While I definitely do design custom archetypes for my home games, I've also had a hand a designing some published archetypes for the Kaidan setting of Japanese horror (my published homebrew), however, I've had more experienced designers tweak these designs, or overhaul them completely to meet my development goals: Yojimbo (ranger archetype), Nitojutsu Sensei (samurai archetype), Onmyoji (wizard archetype). As you can see the ranger archetype has lots of changes, where as the onmyoji has very little, with only thematic differences in some cases.
 

Take a look at the Bard Archetype Archeologist - it completely strips out bardic music. Keeps magic and skills, and give access to Rogue talents. To me that is about as far as an archetype goes.
 

I recently created a Starship Pilot, new base class, based on a PF ranger chassis for a sci-fi setting using the rules from EN Publishing Santiago setting. Although not an archetype, since I only wanted to match the power levels of various ranger abilities to be comparable to what I wanted to replace them with, however in no other way, is this build anything like a ranger. I figured the ranger's DPR is significantly less than other builds, so if I got more powerful on any of the new abilities, it wouldn't be too much of a problem - as long as I used some common sense. I posted the Starship Pilot base class on the second page of my technologist thread. As you can see every ability of the ranger chassis is replaced - in some cases significantly.
 

If you have a concept, stay true to that concept. Trade out less conceptually needed abilities as required. But not to excess. Change for change's sake is bad.

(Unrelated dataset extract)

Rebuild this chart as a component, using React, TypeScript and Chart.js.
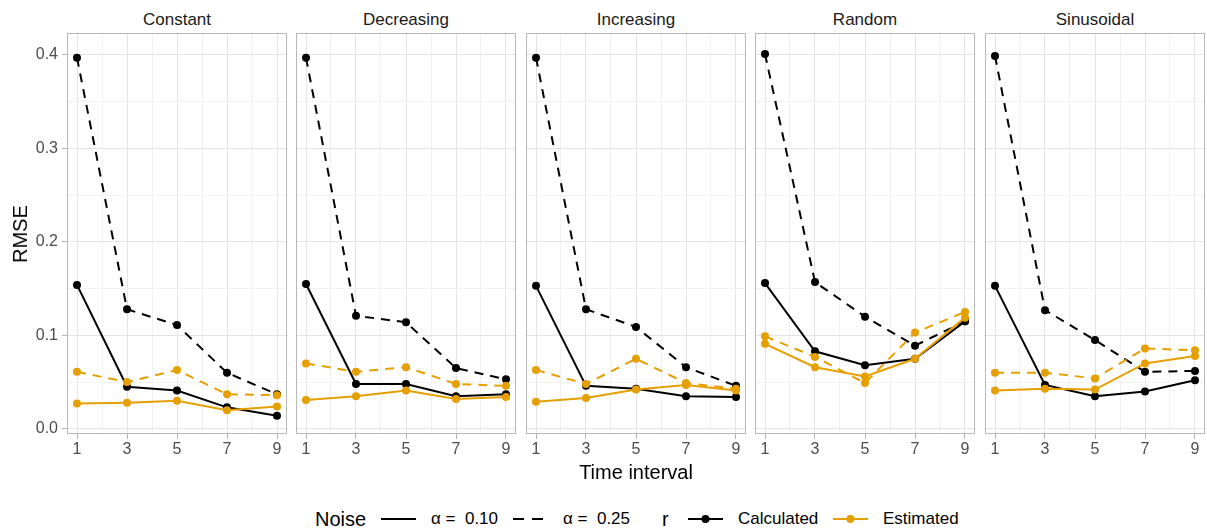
import React, { useEffect, useRef } from 'react';
import { Chart, registerables } from 'chart.js';

Chart.register(...registerables);

const FONT = "'Liberation Sans', Arial, Helvetica, sans-serif";

// ---- data ----
const panelNames = ['Constant', 'Decreasing', 'Increasing', 'Random', 'Sinusoidal'];
const timeIntervals = [1, 3, 5, 7, 9];
const xTicks = [1, 2, 3, 4, 5, 6, 7, 8, 9];
const yTicks = [0, 0.05, 0.1, 0.15, 0.2, 0.25, 0.3, 0.35, 0.4];

const constantCalc010 = [0.154, 0.045, 0.041, 0.023, 0.014];
const constantCalc025 = [0.397, 0.128, 0.111, 0.060, 0.037];
const constantEst010 = [0.027, 0.028, 0.030, 0.020, 0.024];
const constantEst025 = [0.061, 0.050, 0.063, 0.037, 0.036];

const decreasingCalc010 = [0.155, 0.048, 0.048, 0.035, 0.037];
const decreasingCalc025 = [0.397, 0.121, 0.114, 0.065, 0.053];
const decreasingEst010 = [0.031, 0.035, 0.041, 0.032, 0.034];
const decreasingEst025 = [0.070, 0.061, 0.066, 0.048, 0.046];

const increasingCalc010 = [0.153, 0.046, 0.043, 0.035, 0.034];
const increasingCalc025 = [0.397, 0.128, 0.109, 0.066, 0.046];
const increasingEst010 = [0.029, 0.033, 0.042, 0.047, 0.041];
const increasingEst025 = [0.063, 0.048, 0.075, 0.049, 0.043];

const randomCalc010 = [0.156, 0.083, 0.068, 0.075, 0.115];
const randomCalc025 = [0.401, 0.157, 0.120, 0.089, 0.115];
const randomEst010 = [0.091, 0.066, 0.056, 0.075, 0.119];
const randomEst025 = [0.099, 0.077, 0.049, 0.103, 0.125];

const sinusoidalCalc010 = [0.153, 0.047, 0.035, 0.040, 0.052];
const sinusoidalCalc025 = [0.399, 0.127, 0.095, 0.061, 0.062];
const sinusoidalEst010 = [0.041, 0.043, 0.042, 0.070, 0.078];
const sinusoidalEst025 = [0.060, 0.060, 0.054, 0.086, 0.084];

const calc010 = [constantCalc010, decreasingCalc010, increasingCalc010, randomCalc010, sinusoidalCalc010];
const calc025 = [constantCalc025, decreasingCalc025, increasingCalc025, randomCalc025, sinusoidalCalc025];
const est010 = [constantEst010, decreasingEst010, increasingEst010, randomEst010, sinusoidalEst010];
const est025 = [constantEst025, decreasingEst025, increasingEst025, randomEst025, sinusoidalEst025];

// ---- styling / layout ----
const BLACK = '#000000';
const ORANGE = '#E69F00';
const GRID_MAJOR = '#e4e4e4';
const GRID_MINOR = '#f2f2f2';
const BORDER = '#b8b8b8';
const TICK_COLOR = '#b3b3b3';
const TICK_TEXT = '#4d4d4d';

const PANEL_LEFTS = [67, 296, 526, 755, 985];
const PANEL_W = 220;
const PANEL_TOP = 33;
const PANEL_BOTTOM = 434;
const CANVAS_H = 470;
const DASH = [9, 7];

const borderPlugin = {
  id: 'panelBorder',
  afterDraw(chart: any) {
    const { ctx, chartArea } = chart;
    ctx.save();
    ctx.strokeStyle = BORDER;
    ctx.lineWidth = 1;
    ctx.strokeRect(
      Math.round(chartArea.left) + 0.5,
      Math.round(chartArea.top) + 0.5,
      Math.round(chartArea.right - chartArea.left) - 1,
      Math.round(chartArea.bottom - chartArea.top) - 1
    );
    ctx.restore();
  },
};

function toPoints(values: number[]) {
  return timeIntervals.map((x, i) => ({ x, y: values[i] }));
}

function Panel({ index }: { index: number }) {
  const ref = useRef<HTMLCanvasElement | null>(null);
  const yW = index === 0 ? PANEL_LEFTS[0] : 4;
  const left = PANEL_LEFTS[index] - yW;
  const width = yW + PANEL_W + 4;

  useEffect(() => {
    if (!ref.current) return;
    const line = (label: string, values: number[], color: string, dashed: boolean) => ({
      label,
      data: toPoints(values),
      borderColor: color,
      backgroundColor: color,
      pointBackgroundColor: color,
      pointBorderColor: color,
      pointBorderWidth: 0,
      pointRadius: 4,
      borderWidth: 2,
      borderDash: dashed ? DASH : [],
      tension: 0,
      fill: false,
    });
    const chart = new Chart(ref.current, {
      type: 'line',
      data: {
        datasets: [
          line('Estimated α = 0.25', est025[index], ORANGE, true),
          line('Estimated α = 0.10', est010[index], ORANGE, false),
          line('Calculated α = 0.25', calc025[index], BLACK, true),
          line('Calculated α = 0.10', calc010[index], BLACK, false),
        ],
      },
      options: {
        responsive: false,
        animation: false,
        devicePixelRatio: 1,
        layout: { padding: { left: 0, right: 4, top: PANEL_TOP, bottom: 0 } },
        plugins: { legend: { display: false }, tooltip: { enabled: false }, title: { display: false } },
        events: [],
        scales: {
          x: {
            type: 'linear',
            min: 0.6,
            max: 9.4,
            afterBuildTicks: (axis: any) => {
              axis.ticks = xTicks.map((v) => ({ value: v }));
            },
            afterFit: (axis: any) => {
              axis.height = CANVAS_H - PANEL_BOTTOM;
            },
            ticks: {
              autoSkip: false,
              maxRotation: 0,
              padding: 1,
              color: TICK_TEXT,
              font: { family: FONT, size: 16 },
              callback: (v: any) => (v % 2 === 1 ? String(v) : ''),
            },
            grid: {
              color: (c: any) => (c.tick && c.tick.value % 2 === 0 ? GRID_MINOR : GRID_MAJOR),
              lineWidth: 1,
              drawTicks: true,
              tickLength: 5,
              tickColor: (c: any) => (c.tick && c.tick.value % 2 === 0 ? 'rgba(0,0,0,0)' : TICK_COLOR),
            },
            border: { display: false },
          },
          y: {
            type: 'linear',
            min: -0.0055,
            max: 0.4235,
            afterBuildTicks: (axis: any) => {
              axis.ticks = yTicks.map((v) => ({ value: v }));
            },
            afterFit: (axis: any) => {
              axis.width = yW;
            },
            ticks: {
              display: index === 0,
              autoSkip: false,
              padding: 4,
              color: TICK_TEXT,
              font: { family: FONT, size: 16 },
              callback: (v: any) => (Math.round(v * 100) % 10 === 0 ? Number(v).toFixed(1) : ''),
            },
            grid: {
              color: (c: any) => (c.tick && Math.round(c.tick.value * 100) % 10 !== 0 ? GRID_MINOR : GRID_MAJOR),
              lineWidth: 1,
              drawTicks: index === 0,
              tickLength: 5,
              tickColor: (c: any) =>
                c.tick && Math.round(c.tick.value * 100) % 10 !== 0 ? 'rgba(0,0,0,0)' : TICK_COLOR,
            },
            border: { display: false },
          },
        },
      } as any,
      plugins: [borderPlugin],
    });
    return () => chart.destroy();
  }, [index]);

  return (
    <canvas
      ref={ref}
      width={width}
      height={CANVAS_H}
      style={{ position: 'absolute', left, top: 0, width, height: CANVAS_H }}
    />
  );
}

function LegendLine({ left, color, dashed, point }: { left: number; color: string; dashed?: boolean; point?: boolean }) {
  return (
    <svg
      width={35}
      height={20}
      style={{ position: 'absolute', left, top: 509, overflow: 'visible' }}
    >
      <line
        x1={0}
        y1={10}
        x2={35}
        y2={10}
        stroke={color}
        strokeWidth={2.2}
        strokeDasharray={dashed ? '11 8' : undefined}
      />
      {point ? <circle cx={17.5} cy={10} r={4} fill={color} /> : null}
    </svg>
  );
}

const textStyle = (left: number, size: number): React.CSSProperties => ({
  position: 'absolute',
  left,
  top: 519 - (size === 20 ? 12 : 10),
  fontSize: size,
  lineHeight: size === 20 ? '24px' : '20px',
  whiteSpace: 'pre',
  color: '#000',
});

export default function App() {
  return (
    <div
      style={{
        position: 'absolute',
        left: 0,
        top: 0,
        width: 1207,
        height: 530,
        background: '#ffffff',
        fontFamily: FONT,
        overflow: 'hidden',
      }}
    >
      {panelNames.map((name, i) => (
        <div
          key={'t' + i}
          style={{
            position: 'absolute',
            left: PANEL_LEFTS[i],
            width: PANEL_W,
            top: 10,
            lineHeight: '20px',
            fontSize: 17,
            textAlign: 'center',
            color: '#1a1a1a',
          }}
        >
          {name}
        </div>
      ))}
      {panelNames.map((_, i) => (
        <Panel key={'p' + i} index={i} />
      ))}
      <div
        style={{
          position: 'absolute',
          left: 20,
          top: (PANEL_TOP + PANEL_BOTTOM) / 2,
          transform: 'translate(-50%, -50%) rotate(-90deg)',
          fontSize: 20,
          lineHeight: '24px',
          whiteSpace: 'nowrap',
          color: '#000',
        }}
      >
        RMSE
      </div>
      <div
        style={{
          position: 'absolute',
          left: PANEL_LEFTS[0],
          width: PANEL_LEFTS[4] + PANEL_W - PANEL_LEFTS[0],
          top: 460,
          fontSize: 20,
          lineHeight: '24px',
          textAlign: 'center',
          color: '#000',
        }}
      >
        Time interval
      </div>
      <div style={textStyle(315, 20)}>Noise</div>
      <LegendLine left={381} color={BLACK} />
      <div style={textStyle(431, 17)}>{'α =  0.10'}</div>
      <LegendLine left={513} color={BLACK} dashed />
      <div style={textStyle(563, 17)}>{'α =  0.25'}</div>
      <div style={textStyle(662, 20)}>r</div>
      <LegendLine left={688} color={BLACK} point />
      <div style={textStyle(738, 17)}>Calculated</div>
      <LegendLine left={833} color={ORANGE} point />
      <div style={textStyle(883, 17)}>Estimated</div>
    </div>
  );
}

Also, all classes have a certain amount of "siloing", that is abilities devoted to different fields such as attack, defense, utility. Don't overload any one of these. If you want to add an offensive ability, take out an offensive ability, not a utility or defense (unless the idea of the class is to be a variant that leans towards another silo, such as a higher-utility fighter). If a class is leaning very heavily in one direction, this becomes even more important. Adding more offense to the barbarian is unlikely to work well, for example.